- [Work instructions]
Omit every picture, and retype the lines that run from the beginning of the data below through the line containing "0.00633, 0.00633, 0.00633, 0.00633]", inclusive.

- [Material]
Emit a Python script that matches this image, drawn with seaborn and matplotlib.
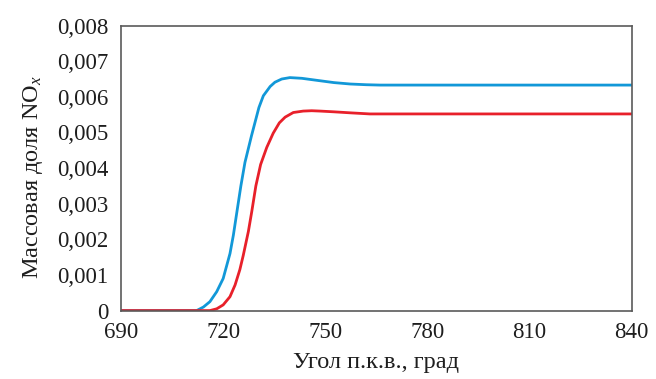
import matplotlib
matplotlib.use("Agg")
import matplotlib.pyplot as plt
import seaborn as sns
import pandas as pd
from matplotlib.ticker import FixedLocator, FixedFormatter

# Crank angle (deg) and NOx mass fraction for two cases
angle_blue = [690, 705, 712.2, 714.2, 716.1, 718.1, 720.0, 721.0, 722.0, 723.0, 724.0,
              725.2, 726.4, 728.3, 729.4, 730.5, 731.8, 733.8, 735.2, 737.2, 739.6,
              743.1, 747.0, 752.5, 757.3, 762.0, 766.1, 780, 800, 820, 840]
nox_blue = [0.0, 0.0, 0.0, 0.0001, 0.00025, 0.00053, 0.0009, 0.00125, 0.0016, 0.00212,
            0.00275, 0.0035, 0.00416, 0.0049, 0.0053, 0.0057, 0.00603, 0.00629, 0.00641,
            0.0065, 0.00654, 0.00652, 0.00647, 0.0064, 0.00636, 0.00634, 0.00633,
            0.00633, 0.00633, 0.00633, 0.00633]

angle_red = [690, 705, 716.1, 718.1, 720.0, 722.0, 723.5, 724.9, 725.9, 727.4, 728.4,
             729.6, 731.0, 732.8, 734.7, 736.5, 738.2, 740.6, 743.5, 746.0, 748.5,
             752.4, 757.5, 763.1, 780, 800, 820, 840]
nox_red = [0.0, 0.0, 0.0, 0.00005, 0.00016, 0.00039, 0.00072, 0.00115, 0.00155, 0.00222,
           0.00278, 0.0035, 0.0041, 0.00458, 0.00498, 0.00527, 0.00543, 0.00556, 0.0056,
           0.00561, 0.0056, 0.00558, 0.00555, 0.00552, 0.00552, 0.00552, 0.00552, 0.00552]

x_ticks = [690, 720, 750, 780, 810, 840]
y_ticks = [0, 0.001, 0.002, 0.003, 0.004, 0.005, 0.006, 0.007, 0.008]
y_tick_labels = ["0", "0,001", "0,002", "0,003", "0,004", "0,005", "0,006", "0,007", "0,008"]

df = pd.concat([
    pd.DataFrame({"angle": angle_blue, "nox": nox_blue, "case": "a"}),
    pd.DataFrame({"angle": angle_red, "nox": nox_red, "case": "b"}),
])

sns.set_theme(style="white")
plt.rcParams["font.family"] = ["Liberation Serif", "DejaVu Serif"]
plt.rcParams["mathtext.fontset"] = "custom"
plt.rcParams["mathtext.rm"] = "Liberation Serif"
plt.rcParams["mathtext.it"] = "Liberation Serif:italic"

fig = plt.figure(figsize=(6.56, 3.79), dpi=100)
ax = fig.add_axes([0.1845, 0.1805, 0.7785, 0.752])

sns.lineplot(data=df, x="angle", y="nox", hue="case",
             palette={"a": "#1298d8", "b": "#e8202a"},
             linewidth=2.0, legend=False, ax=ax, estimator=None, sort=False)
for ln in ax.lines:
    ln.set_solid_joinstyle("round")
    ln.set_solid_capstyle("round")

ax.set_xlim(690, 840)
ax.set_ylim(0, 0.008)
ax.xaxis.set_major_locator(FixedLocator(x_ticks))
ax.yaxis.set_major_locator(FixedLocator(y_ticks))
ax.yaxis.set_major_formatter(FixedFormatter(y_tick_labels))

for s in ax.spines.values():
    s.set_color("#5a5a5a")
    s.set_linewidth(1.2)

ax.tick_params(axis="both", direction="in", length=5, width=1.0, color="#333333",
               labelsize=16.5, labelcolor="#1e1e1e")
ax.tick_params(axis="y", pad=9)
ax.tick_params(axis="x", pad=8)

ax.set_xlabel("Угол п.к.в., град", fontsize=17.5, color="#1e1e1e", labelpad=7)
ax.set_ylabel("Массовая доля NO$_x$", fontsize=17.5, color="#1e1e1e", labelpad=8)
ax.yaxis.set_label_coords(-0.148, 0.47)

fig.savefig("out.png", dpi=100)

- [In response]
Emit a Python script that matches this image, drawn with seaborn and matplotlib.
import matplotlib
matplotlib.use("Agg")
import matplotlib.pyplot as plt
import seaborn as sns
import pandas as pd
from matplotlib.ticker import FixedLocator, FixedFormatter

# Crank angle (deg) and NOx mass fraction for two cases
angle_blue = [690, 705, 712.2, 714.2, 716.1, 718.1, 720.0, 721.0, 722.0, 723.0, 724.0,
              725.2, 726.4, 728.3, 729.4, 730.5, 731.8, 733.8, 735.2, 737.2, 739.6,
              743.1, 747.0, 752.5, 757.3, 762.0, 766.1, 780, 800, 820, 840]
nox_blue = [0.0, 0.0, 0.0, 0.0001, 0.00025, 0.00053, 0.0009, 0.00125, 0.0016, 0.00212,
            0.00275, 0.0035, 0.00416, 0.0049, 0.0053, 0.0057, 0.00603, 0.00629, 0.00641,
            0.0065, 0.00654, 0.00652, 0.00647, 0.0064, 0.00636, 0.00634, 0.00633,
            0.00633, 0.00633, 0.00633, 0.00633]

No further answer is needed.